As a recovering control freak (it's a lifelong battle), I'm learning how to let go and let each of the kids select (within reason) what's important to them, and what should be given or thrown away. It's an ongoing process - helping them to be okay with telling me, "No, I really don't think I'll play with it, let's give it away," while also learning how to use the trashcan appropriately and how to be gracious when someone (family, friends, strangers) gives them something that they don't like, but might need.

I don't think this problem is unique to kids who have been adopted internationally, it's just human nature. In my experience, most people are either natural pack rats or they love to be clean and tidy. Or you could be like some of us who love the outcome of clean and tidy, but struggle with pack rat tendencies. {Raises hand}

I vividly recall holding on to every McDonald's Happy Meal toy (I took the theme of "collect them all!" to heart), saving acorn caps from my friend's yard, and asking my mom for her empty food boxes so I could have a larger stash in my play kitchen. When I was about 6, my grandmother came to visit and suggested that I select something to collect so that I could focus on just one thing. I chose rabbits...and then I chose seashells...and then I chose lighthouses.
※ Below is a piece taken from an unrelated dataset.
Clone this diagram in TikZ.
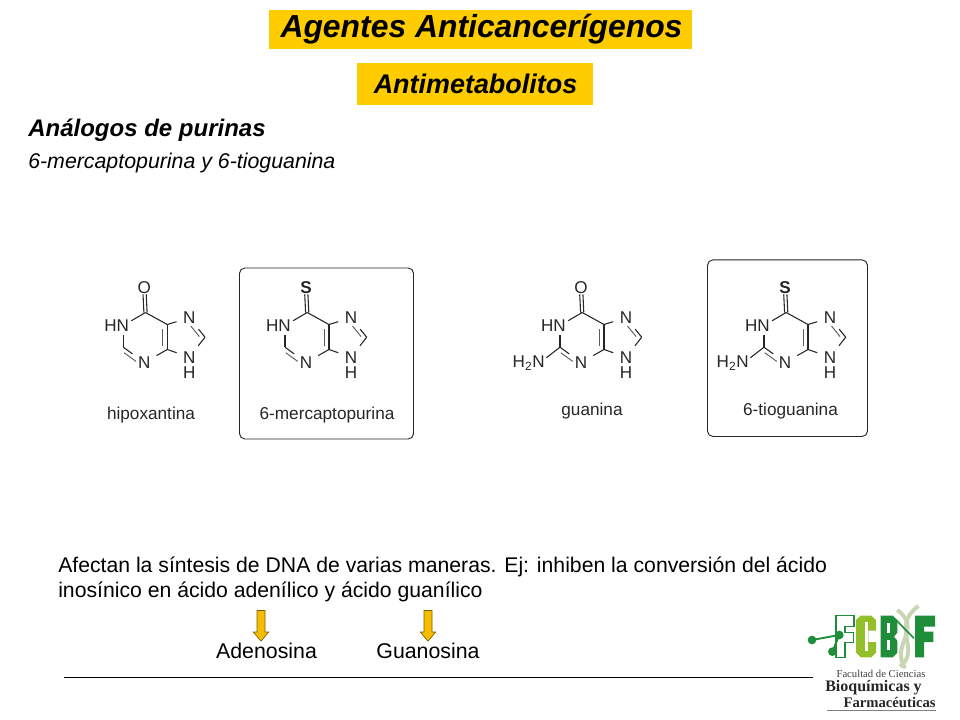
\documentclass[tikz,border=0pt]{standalone}
\usepackage{fontspec}
\setmainfont{Liberation Sans}
\newfontfamily\logofont{Liberation Serif}
\usepackage{xcolor}
\usepackage{tikz}
\usetikzlibrary{shapes,arrows,calc}
\definecolor{banner}{HTML}{FFCC00}
\definecolor{arrowfill}{HTML}{F5BC00}
\definecolor{arrowedge}{HTML}{7F6000}
\definecolor{inkbond}{HTML}{262626}
\definecolor{logodark}{HTML}{1F8E3A}
\definecolor{logolime}{HTML}{93BF2B}
\definecolor{logohelix}{HTML}{C9D6B4}
\tikzstyle{banner} = [rectangle, fill=banner, inner sep=0pt]
\tikzstyle{atom} = [inner sep=0pt, text=inkbond, font=\fontsize{12.8}{14}\selectfont]
\tikzstyle{caption} = [inner sep=0pt, text=inkbond, font=\fontsize{12.9}{15}\selectfont]
\tikzstyle{bond} = [draw=inkbond, line width=0.8pt]
\tikzstyle{tohetero} = [bond, shorten >=5pt]
\tikzstyle{toamide} = [bond, shorten >=7pt]
\tikzstyle{inner} = [draw=inkbond!75, line width=0.7pt, shorten >=5.5pt, shorten <=3pt]
\tikzstyle{panel} = [draw=inkbond, line width=0.7pt, rounded corners=4pt, inner sep=0pt]
\tikzstyle{downarrow} = [single arrow, draw=arrowedge, fill=arrowfill, line width=0.5pt, rotate=-90, inner sep=2.75pt,
    minimum height=23pt, minimum width=11.25pt, single arrow head extend=2.8pt, single arrow tip angle=80, single arrow head indent=0pt]
% one purine ring: prefix, x of the carbonyl carbon, text of the top atom
\newcommand{\purina}[3]{
  \begin{scope}[shift={(#2,312.5)}]
    \coordinate (#1c6) at (0,0);
    \coordinate (#1n1) at (-22.2,13);
    \coordinate (#1c2) at (-22.2,34.7);
    \coordinate (#1c4) at (21.8,37);
    \coordinate (#1c5) at (21.8,12);
    \coordinate (#1c8) at (59.5,24.7);
    \node [atom] (#1top) at (-1.2,-24.8) {#3};
    \node [atom, anchor=east] (#1hn) at (-16.2,13) {HN};
    \node [atom] (#1n3) at (-1.2,50) {N};
    \node [atom] (#1n7) at (43.8,5.3) {N};
    \node [atom] (#1n9) at (43.8,44.7) {N};
    \node [atom] (#1h9) at (43.8,60.3) {H};
    % bonds
    \path [toamide] (#1c6) -- (#1n1);
    \path [toamide] (#1c2) -- (#1n1);
    \path [tohetero] (#1c2) -- (#1n3);
    \path [tohetero] (#1c4) -- (#1n3);
    \path [bond] (#1c4) -- (#1c5);
    \path [bond] (#1c5) -- (#1c6);
    \path [tohetero] (#1c5) -- (#1n7);
    \path [tohetero] (#1c8) -- (#1n7);
    \path [tohetero] (#1c8) -- (#1n9);
    \path [tohetero] (#1c4) -- (#1n9);
    \path [inner] ($(#1c2)!3pt!-90:(#1n3)$) -- ($(#1n3)!3pt!90:(#1c2)$);
    \path [inner] ($(#1c8)!3pt!90:(#1n7)$) -- ($(#1n7)!3pt!-90:(#1c8)$);
    \path [inner, shorten >=3pt] ($(#1c4)!3.5pt!90:(#1c5)$) -- ($(#1c5)!3.5pt!-90:(#1c4)$);
    \path [tohetero] ($(#1c6)!1.2pt!90:(#1top)$) -- ($(#1top)!1.2pt!-90:(#1c6)$);
    \path [tohetero] ($(#1c6)!1.2pt!-90:(#1top)$) -- ($(#1top)!1.2pt!90:(#1c6)$);
  \end{scope}
}
% amino group on C2
\newcommand{\amino}[2]{
  \begin{scope}[shift={(#2,312.5)}]
    \coordinate (#1n2) at (-43.3,51);
    \node [atom, anchor=east] (#1nh) at (-37.3,51) {H\textsubscript{2}N};
    \path [toamide] (#1c2) -- (#1n2);
  \end{scope}
}
\begin{document}
\begin{tikzpicture}[x=0.75pt, y=-0.75pt]
    \useasboundingbox (0,0) rectangle (960,720);
    % Place nodes
    \node [banner, minimum width=317.25pt, minimum height=29.25pt] (titlebar) at (480.5,29.5) {};
    \node [anchor=base, inner sep=0pt, font=\fontsize{23.9}{28}\bfseries\itshape\selectfont] (title) at (481.5,38) {Agentes Anticancerígenos};
    \node [banner, minimum width=177pt, minimum height=31.5pt] (subtitlebar) at (475,84) {};
    \node [anchor=base, inner sep=0pt, font=\fontsize{20.2}{24}\bfseries\itshape\selectfont] (subtitle) at (475.5,94) {Antimetabolitos};
    \node [anchor=base west, inner sep=0pt, font=\fontsize{18}{22}\bfseries\itshape\selectfont] (heading) at (28,137) {Análogos de purinas};
    \node [anchor=base west, inner sep=0pt, font=\fontsize{16}{20}\itshape\selectfont] (subheading) at (28,169) {6-mercaptopurina y 6-tioguanina};
    \node [panel, minimum width=130.5pt, minimum height=128.25pt] (boxmp) at (326.5,353.5) {};
    \node [panel, minimum width=120pt, minimum height=132.4pt] (boxtg) at (787.5,348.2) {};
    \purina{hx}{145.5}{O}
    \purina{mp}{307.2}{\textbf{S}}
    \purina{gu}{582.2}{O}
    \purina{tg}{786.2}{\textbf{S}}
    \amino{gu}{582.2}
    \amino{tg}{786.2}
    \node [caption, anchor=base] (caphx) at (151,419) {hipoxantina};
    \node [caption, anchor=base] (capmp) at (327,419) {6-mercaptopurina};
    \node [caption, anchor=base] (capgu) at (592,415) {guanina};
    \node [caption, anchor=base] (captg) at (790.5,415) {6-tioguanina};
    \node [anchor=base west, inner sep=0pt, font=\fontsize{15.9}{20}\selectfont] (bodya) at (58,572) {Afectan la síntesis de DNA de varias maneras. Ej: inhiben la conversión del ácido};
    \node [anchor=base west, inner sep=0pt, font=\fontsize{15.9}{20}\selectfont] (bodyb) at (58,597) {inosínico en ácido adenílico y ácido guanílico};
    \node [downarrow] (arrowade) at (261,623.5) {};
    \node [downarrow] (arrowgua) at (428,623.5) {};
    \node [anchor=base, inner sep=0pt, font=\fontsize{16}{20}\selectfont] (adenosina) at (266.5,658) {Adenosina};
    \node [anchor=base, inner sep=0pt, font=\fontsize{16}{20}\selectfont] (guanosina) at (428,658) {Guanosina};
    \coordinate (rulea) at (64,677.5);
    \coordinate (ruleb) at (813,677.5);
    \path [draw, line width=0.75pt] (rulea) -- (ruleb);
    % Logo
    \begin{scope}[shift={(790,600)}, x=0.25pt, y=-0.25pt]
      \fill [logodark] (272,47) -- (308,47) -- (322,60) -- (322,98) -- (312,110) -- (322,122) -- (322,158) -- (308,172) -- (272,172) -- cycle;
      \fill [white] (292,70) rectangle (300,100);
      \fill [white] (292,120) rectangle (300,150);
      \fill [logolime] (212,47) -- (244,47) -- (258,60) -- (258,92) -- (235,92) -- (235,126) -- (258,126) -- (258,158) -- (244,172) -- (212,172) -- (198,158) -- (198,60) -- cycle;
      \fill [white] (225,65) rectangle (235,152);
      \fill [logodark] (375,47) -- (435,47) -- (435,80) -- (402,80) -- (402,95) -- (430,95) -- (430,126) -- (402,126) -- (402,172) -- (375,172) -- cycle;
      \draw [logohelix, line width=3pt] (322,30) .. controls (400,90) and (300,130) .. (345,205);
      \draw [logohelix, line width=3pt] (385,18) .. controls (300,80) and (395,150) .. (330,200);
      \draw [logodark, line width=1.2pt] (320,62) -- (372,115);
      \draw [fill=white, draw=logodark, line width=0.8pt] (138,47) -- (192,47) -- (192,80) -- (165,80) -- (165,97) -- (190,97) -- (190,127) -- (165,127) -- (165,172) -- (138,172) -- cycle;
      \draw [logodark, line width=1.4pt] (66,120) -- (148,105) -- (127,155);
      \fill [logodark] (66,120) circle (13);
      \fill [logodark] (148,105) circle (13);
      \fill [logodark] (127,155) circle (13);
      \node [inner sep=0pt, text=black!75, font=\logofont\fontsize{8}{9}\selectfont] (faculty) at (273,222) {Facultad de Ciencias};
      \node [inner sep=0pt, anchor=west, text=black!85, font=\logofont\fontsize{12}{13}\bfseries\selectfont] (bioq) at (105,262) {Bioquímicas y};
      \node [inner sep=0pt, anchor=west, text=black!85, font=\logofont\fontsize{11}{13}\bfseries\selectfont] (farm) at (160,306) {Farmacéuticas};
      \draw [black!50, line width=0.6pt] (110,332) -- (437,332);
    \end{scope}
\end{tikzpicture}
\end{document}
I was an expert at collecting a LOT of "one things" - which made my first move with the Hubs extremely challenging.

After almost 18 years of marriage, several moves, living life out of a suitcase for four years, and two home remodeling projects, I've gotten a lot better at letting things go and living with the memories. Instead of coming home from our trips with a plethora of tourist junk that I really won't use, I've learned how to carefully and thoughtfully select an ornament for our Christmas tree and occasionally make that our splurge from the trip. I have the money to spend $40 on an amazing ornament that makes me grin like a Cheshire cat because I'm not spending $3 and $6 on a multitude of trinkets that will eventually end up in the donation box.

Before we brought the kids home, I wrote to some family members and requested that they remove about half of the items in our kid's bedrooms because we realized that it would be too much for them to deal with. After we deposited the kids in their beds at 4 am on Black Friday, the Hubs and I opened the door to our bedroom and were met with the sight of box upon box of that "extra" stuff, stacked all over the room. It was overwhelming. Over the last 14 months that we've been back, I have slowly found homes for most of it - stored in our basement to come out later, doled out over time to the kids, or given away because I realized that they'd never use it or appreciate it. However, adding five kids to the mix has only added to the clutter, but I refuse to give in and give up.

A couple of weeks ago, much to the dismay of our three youngest girls, we spent the afternoon and evening pairing down their clothes from excessive to reasonable. Organization was introduced into the chaos, and even though one daughter in particular kept announcing, "I'm going to DIE!" whenever we told her she had to get the number of shirts down to 10, in the end, the room (and the children) were more peaceful and at ease. Best of all for this mama, the next morning before school there were no cries of, "I don't know what to wear!"

Fewer clothes = fewer choices = less stressed out kids. 

It was a "well, duh!" moment, but don't we all have those from time to time?

In a world where more is supposedly better, and "withholding" things from children could somehow land them on a psych couch in their 40s, how is one supposed to sort out needs from wants, and then clearly and successfully teach that to your children? When they are being bombarded with all the latest and greatest at school from their classmates, how am I supposed to explain why less is actually more? It's an ongoing discussion around this house, as we sort out how to share our desire for less with their requests for more. For now, we'll start with the closet and work our way from there.